When Apple unveils some sort of computerized mega watch in Cupertino next week—inside the same venue where Steve Jobs unveiled the original Macintosh 30 years ago—most of the world will ooh and ahh. Over and over again. Those with a more nuanced view of the universe will question whether a smartwatch is really what the people want. And, certainly, various Apple competitors will carefully explain why their wearables make more sense than the one flaunted by Tim Cook.
But no reaction will compare with the one that emerged from Microsoft CEO Steve Ballmer when Apple unveiled the original iPhone in 2007. As you can see from the video above—yet another gem in the seemingly endless list of wonderfully entertaining Ballmer videos from years past—the big man’s response to the original iPhone, one of the most important devices in the history of computing, was to laugh at it.
“Five hundred dollars? Fully subsidized? With a plan?” Ballmer chuckles in the way that only Ballmer chuckles. “That is the most expensive phone in the world. And it doesn’t appeal to business customers because it doesn’t have a keyboard, which makes it not a very good email machine.”
Yes, with more than seven years of hindsight, it’s easy to make fun of him. But it was nearly as easy without any hindsight.

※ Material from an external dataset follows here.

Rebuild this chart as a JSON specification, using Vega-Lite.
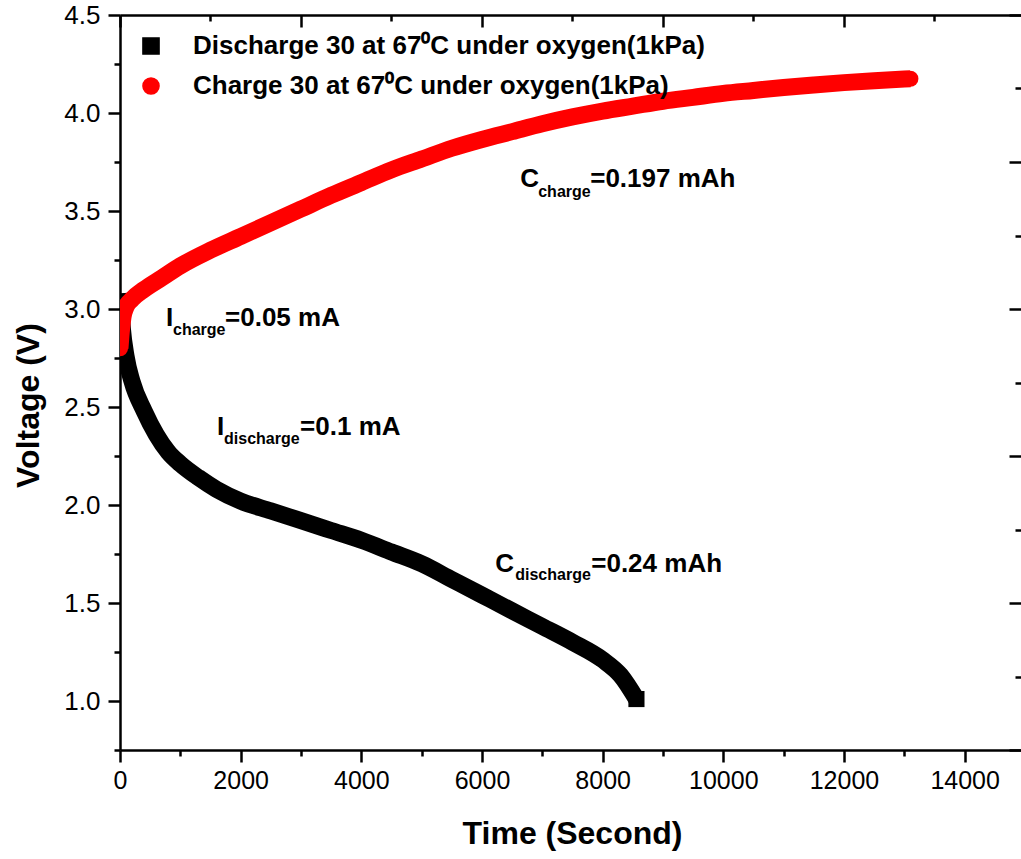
{
  "$schema": "https://vega.github.io/schema/vega-lite/v6.json",
  "autosize": "none",
  "padding": {"left": 120, "top": 15, "right": 0, "bottom": 109},
  "width": 901,
  "height": 735,
  "background": "white",
  "datasets": {
    "curves": [
      {"series": "Discharge 30 at 67⁰C under oxygen(1kPa)", "t": 0, "v": 3.08},
      {"series": "Discharge 30 at 67⁰C under oxygen(1kPa)", "t": 40, "v": 2.9},
      {"series": "Discharge 30 at 67⁰C under oxygen(1kPa)", "t": 100, "v": 2.76},
      {"series": "Discharge 30 at 67⁰C under oxygen(1kPa)", "t": 200, "v": 2.63},
      {"series": "Discharge 30 at 67⁰C under oxygen(1kPa)", "t": 400, "v": 2.48},
      {"series": "Discharge 30 at 67⁰C under oxygen(1kPa)", "t": 600, "v": 2.36},
      {"series": "Discharge 30 at 67⁰C under oxygen(1kPa)", "t": 800, "v": 2.27},
      {"series": "Discharge 30 at 67⁰C under oxygen(1kPa)", "t": 1000, "v": 2.21},
      {"series": "Discharge 30 at 67⁰C under oxygen(1kPa)", "t": 1300, "v": 2.14},
      {"series": "Discharge 30 at 67⁰C under oxygen(1kPa)", "t": 1600, "v": 2.08},
      {"series": "Discharge 30 at 67⁰C under oxygen(1kPa)", "t": 2000, "v": 2.02},
      {"series": "Discharge 30 at 67⁰C under oxygen(1kPa)", "t": 2500, "v": 1.97},
      {"series": "Discharge 30 at 67⁰C under oxygen(1kPa)", "t": 3000, "v": 1.92},
      {"series": "Discharge 30 at 67⁰C under oxygen(1kPa)", "t": 3500, "v": 1.87},
      {"series": "Discharge 30 at 67⁰C under oxygen(1kPa)", "t": 4000, "v": 1.82},
      {"series": "Discharge 30 at 67⁰C under oxygen(1kPa)", "t": 4500, "v": 1.76},
      {"series": "Discharge 30 at 67⁰C under oxygen(1kPa)", "t": 5000, "v": 1.7},
      {"series": "Discharge 30 at 67⁰C under oxygen(1kPa)", "t": 5500, "v": 1.62},
      {"series": "Discharge 30 at 67⁰C under oxygen(1kPa)", "t": 6000, "v": 1.54},
      {"series": "Discharge 30 at 67⁰C under oxygen(1kPa)", "t": 6500, "v": 1.46},
      {"series": "Discharge 30 at 67⁰C under oxygen(1kPa)", "t": 7000, "v": 1.38},
      {"series": "Discharge 30 at 67⁰C under oxygen(1kPa)", "t": 7500, "v": 1.3},
      {"series": "Discharge 30 at 67⁰C under oxygen(1kPa)", "t": 8000, "v": 1.21},
      {"series": "Discharge 30 at 67⁰C under oxygen(1kPa)", "t": 8300, "v": 1.13},
      {"series": "Discharge 30 at 67⁰C under oxygen(1kPa)", "t": 8560, "v": 1.01},
      {"series": "Charge 30 at 67⁰C under oxygen(1kPa)", "t": 0, "v": 2.8},
      {"series": "Charge 30 at 67⁰C under oxygen(1kPa)", "t": 20, "v": 2.88},
      {"series": "Charge 30 at 67⁰C under oxygen(1kPa)", "t": 50, "v": 2.96},
      {"series": "Charge 30 at 67⁰C under oxygen(1kPa)", "t": 100, "v": 3.01},
      {"series": "Charge 30 at 67⁰C under oxygen(1kPa)", "t": 200, "v": 3.05},
      {"series": "Charge 30 at 67⁰C under oxygen(1kPa)", "t": 400, "v": 3.1},
      {"series": "Charge 30 at 67⁰C under oxygen(1kPa)", "t": 700, "v": 3.16},
      {"series": "Charge 30 at 67⁰C under oxygen(1kPa)", "t": 1000, "v": 3.22},
      {"series": "Charge 30 at 67⁰C under oxygen(1kPa)", "t": 1500, "v": 3.3},
      {"series": "Charge 30 at 67⁰C under oxygen(1kPa)", "t": 2000, "v": 3.37},
      {"series": "Charge 30 at 67⁰C under oxygen(1kPa)", "t": 2500, "v": 3.44},
      {"series": "Charge 30 at 67⁰C under oxygen(1kPa)", "t": 3000, "v": 3.51},
      {"series": "Charge 30 at 67⁰C under oxygen(1kPa)", "t": 3500, "v": 3.58},
      {"series": "Charge 30 at 67⁰C under oxygen(1kPa)", "t": 4000, "v": 3.645},
      {"series": "Charge 30 at 67⁰C under oxygen(1kPa)", "t": 4500, "v": 3.71},
      {"series": "Charge 30 at 67⁰C under oxygen(1kPa)", "t": 5000, "v": 3.765},
      {"series": "Charge 30 at 67⁰C under oxygen(1kPa)", "t": 5500, "v": 3.82},
      {"series": "Charge 30 at 67⁰C under oxygen(1kPa)", "t": 6000, "v": 3.865},
      {"series": "Charge 30 at 67⁰C under oxygen(1kPa)", "t": 6500, "v": 3.905},
      {"series": "Charge 30 at 67⁰C under oxygen(1kPa)", "t": 7000, "v": 3.945},
      {"series": "Charge 30 at 67⁰C under oxygen(1kPa)", "t": 7500, "v": 3.98},
      {"series": "Charge 30 at 67⁰C under oxygen(1kPa)", "t": 8000, "v": 4.01},
      {"series": "Charge 30 at 67⁰C under oxygen(1kPa)", "t": 8500, "v": 4.035},
      {"series": "Charge 30 at 67⁰C under oxygen(1kPa)", "t": 9000, "v": 4.06},
      {"series": "Charge 30 at 67⁰C under oxygen(1kPa)", "t": 9500, "v": 4.08},
      {"series": "Charge 30 at 67⁰C under oxygen(1kPa)", "t": 10000, "v": 4.1},
      {"series": "Charge 30 at 67⁰C under oxygen(1kPa)", "t": 10500, "v": 4.115},
      {"series": "Charge 30 at 67⁰C under oxygen(1kPa)", "t": 11000, "v": 4.13},
      {"series": "Charge 30 at 67⁰C under oxygen(1kPa)", "t": 11500, "v": 4.143},
      {"series": "Charge 30 at 67⁰C under oxygen(1kPa)", "t": 12000, "v": 4.155},
      {"series": "Charge 30 at 67⁰C under oxygen(1kPa)", "t": 12500, "v": 4.165},
      {"series": "Charge 30 at 67⁰C under oxygen(1kPa)", "t": 13100, "v": 4.175}
    ],
    "labels": [
      {"x": 763, "y": 2.914, "text": "I"},
      {"x": 1741, "y": 2.914, "text": "=0.05 mA"},
      {"x": 1609, "y": 2.358, "text": "I"},
      {"x": 2985, "y": 2.358, "text": "=0.1 mA"},
      {"x": 6633, "y": 3.623, "text": "C"},
      {"x": 7794, "y": 3.623, "text": "=0.197 mAh"},
      {"x": 6219, "y": 1.66, "text": "C"},
      {"x": 7811, "y": 1.66, "text": "=0.24 mAh"}
    ],
    "subs": [
      {"x": 879, "y": 2.868, "text": "charge"},
      {"x": 1725, "y": 2.312, "text": "discharge"},
      {"x": 6932, "y": 3.572, "text": "charge"},
      {"x": 6551, "y": 1.619, "text": "discharge"}
    ]
  },
  "resolve": {"axis": {"x": "independent", "y": "independent"}},
  "layer": [
    {
      "data": {"name": "curves"},
      "transform": [{"filter": "datum.t >= 200"}],
      "mark": {"type": "point", "filled": true, "size": 140, "opacity": 1},
      "encoding": {
        "x": {"field": "t", "type": "quantitative", "scale": {"domain": [0, 14934], "nice": false, "zero": false},
          "axis": {"orient": "bottom", "values": [0, 2000, 4000, 6000, 8000, 10000, 12000, 14000], "format": "d", "tickSize": 12, "labelPadding": 6, "labelFontSize": 25, "labelFlush": false, "labelOverlap": false,
            "title": "Time (Second)", "titleX": 452, "titleY": 83, "titleAlign": "center", "titleBaseline": "middle"}},
        "y": {"field": "v", "type": "quantitative", "scale": {"domain": [0.75, 4.5], "nice": false, "zero": false},
          "axis": {"orient": "left", "values": [1, 1.5, 2, 2.5, 3, 3.5, 4, 4.5], "format": ".1f", "tickSize": 12, "labelPadding": 8, "labelFontSize": 26, "labelFlush": false, "labelOverlap": false,
            "title": "Voltage (V)", "titleX": -92, "titleY": 390, "titleAngle": 270, "titleAlign": "center", "titleBaseline": "middle"}},
        "color": {"field": "series", "type": "nominal", "scale": {"domain": ["Discharge 30 at 67⁰C under oxygen(1kPa)", "Charge 30 at 67⁰C under oxygen(1kPa)"], "range": ["#000000", "#ff0000"]},
          "legend": {"orient": "top-left", "offset": 12, "padding": 6, "title": null, "labelFont": "Liberation Sans", "labelFontWeight": "bold", "labelFontSize": 26, "labelColor": "black", "labelLimit": 1000, "labelOffset": 29, "rowPadding": 14, "symbolSize": 260}},
        "shape": {"field": "series", "type": "nominal", "scale": {"domain": ["Discharge 30 at 67⁰C under oxygen(1kPa)", "Charge 30 at 67⁰C under oxygen(1kPa)"], "range": ["square", "circle"]},
          "legend": {"orient": "top-left", "offset": 12, "padding": 6, "title": null, "labelFont": "Liberation Sans", "labelFontWeight": "bold", "labelFontSize": 26, "labelColor": "black", "labelLimit": 1000, "labelOffset": 29, "rowPadding": 14, "symbolSize": 260}}
      }
    },
    {
      "data": {"name": "curves"},
      "mark": {"type": "line", "strokeWidth": 17, "interpolate": "monotone", "clip": true},
      "encoding": {
        "x": {"field": "t", "type": "quantitative", "scale": {"domain": [0, 14934], "nice": false, "zero": false},
          "axis": {"orient": "bottom", "values": [1000, 3000, 5000, 7000, 9000, 11000, 13000], "tickSize": 6, "labels": false, "domain": false, "title": null}},
        "y": {"field": "v", "type": "quantitative", "scale": {"domain": [0.75, 4.5], "nice": false, "zero": false},
          "axis": {"orient": "left", "values": [0.75, 1.25, 1.75, 2.25, 2.75, 3.25, 3.75, 4.25], "tickSize": 6, "labels": false, "domain": false, "title": null}},
        "stroke": {"field": "series", "type": "nominal", "scale": {"domain": ["Discharge 30 at 67⁰C under oxygen(1kPa)", "Charge 30 at 67⁰C under oxygen(1kPa)"], "range": ["#000000", "#ff0000"]}, "legend": null}
      }
    },
    {
      "data": {"name": "curves"},
      "transform": [{"filter": "(datum.series === 'Charge 30 at 67⁰C under oxygen(1kPa)' && (datum.t === 0 || datum.t === 13100)) || (datum.series === 'Discharge 30 at 67⁰C under oxygen(1kPa)' && datum.t === 8560)"}],
      "mark": {"type": "point", "filled": true, "size": 260, "opacity": 1, "clip": true},
      "encoding": {
        "x": {"field": "t", "type": "quantitative", "scale": {"domain": [0, 14934], "nice": false, "zero": false}, "axis": null},
        "y": {"field": "v", "type": "quantitative", "scale": {"domain": [0.75, 4.5], "nice": false, "zero": false}, "axis": null},
        "fill": {"field": "series", "type": "nominal", "scale": {"domain": ["Discharge 30 at 67⁰C under oxygen(1kPa)", "Charge 30 at 67⁰C under oxygen(1kPa)"], "range": ["#000000", "#ff0000"]}, "legend": null},
        "shape": {"field": "series", "type": "nominal", "scale": {"domain": ["Discharge 30 at 67⁰C under oxygen(1kPa)", "Charge 30 at 67⁰C under oxygen(1kPa)"], "range": ["square", "circle"]}}
      }
    },
    {
      "data": {"name": "labels"},
      "mark": {"type": "text", "align": "left", "baseline": "alphabetic", "font": "Liberation Sans", "fontWeight": "bold", "fontSize": 26, "color": "black"},
      "encoding": {
        "x": {"field": "x", "type": "quantitative", "scale": {"domain": [0, 14934], "nice": false, "zero": false},
          "axis": {"orient": "top", "values": [0, 3000, 6000, 9000, 12000], "tickSize": -12, "labels": false, "domain": true, "title": null}},
        "y": {"field": "y", "type": "quantitative", "scale": {"domain": [0.75, 4.5], "nice": false, "zero": false},
          "axis": {"orient": "right", "values": [0.75, 1.5, 2.25, 3, 3.75, 4.5], "tickSize": -12, "labels": false, "domain": false, "title": null}},
        "text": {"field": "text", "type": "nominal"}
      }
    },
    {
      "data": {"name": "subs"},
      "mark": {"type": "text", "align": "left", "baseline": "alphabetic", "font": "Liberation Sans", "fontWeight": "bold", "fontSize": 16, "color": "black"},
      "encoding": {
        "x": {"field": "x", "type": "quantitative", "scale": {"domain": [0, 14934], "nice": false, "zero": false},
          "axis": {"orient": "top", "values": [1500, 4500, 7500, 10500, 13500], "tickSize": -6, "labels": false, "domain": false, "title": null}},
        "y": {"field": "y", "type": "quantitative", "scale": {"domain": [0.75, 4.5], "nice": false, "zero": false},
          "axis": {"orient": "right", "values": [1.125, 1.875, 2.625, 3.375, 4.125], "tickSize": -6, "labels": false, "domain": false, "title": null}},
        "text": {"field": "text", "type": "nominal"}
      }
    }
  ],
  "config": {
    "view": {"stroke": null},
    "axis": {"grid": false, "domainColor": "black", "domainWidth": 2.5, "tickColor": "black", "tickWidth": 2.5,
      "labelFont": "Liberation Sans", "labelColor": "black", "titleFont": "Liberation Sans", "titleColor": "black", "titleFontWeight": "bold", "titleFontSize": 32}
  }
}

Certainly, he does says that the iPhone may “sell very well.” But then he says Microsoft can hold its own. As he explains, Microsoft’s $99 Zune phone “will do music. It will do internet. It will do email. It will do instant messaging. I kinda look at that and I say: ‘I like our strategy.’”
On the one hand, you could argue that this is merely what he had to say, that he had no choice but to talk up his own business. But history shows that Microsoft, unlike Google, took far too long to follow Apple’s lead, and now, it’s still struggling to play catchup. Plus, Larry Page and Sergey Brin never chuckled at the iPhone. At least not like that.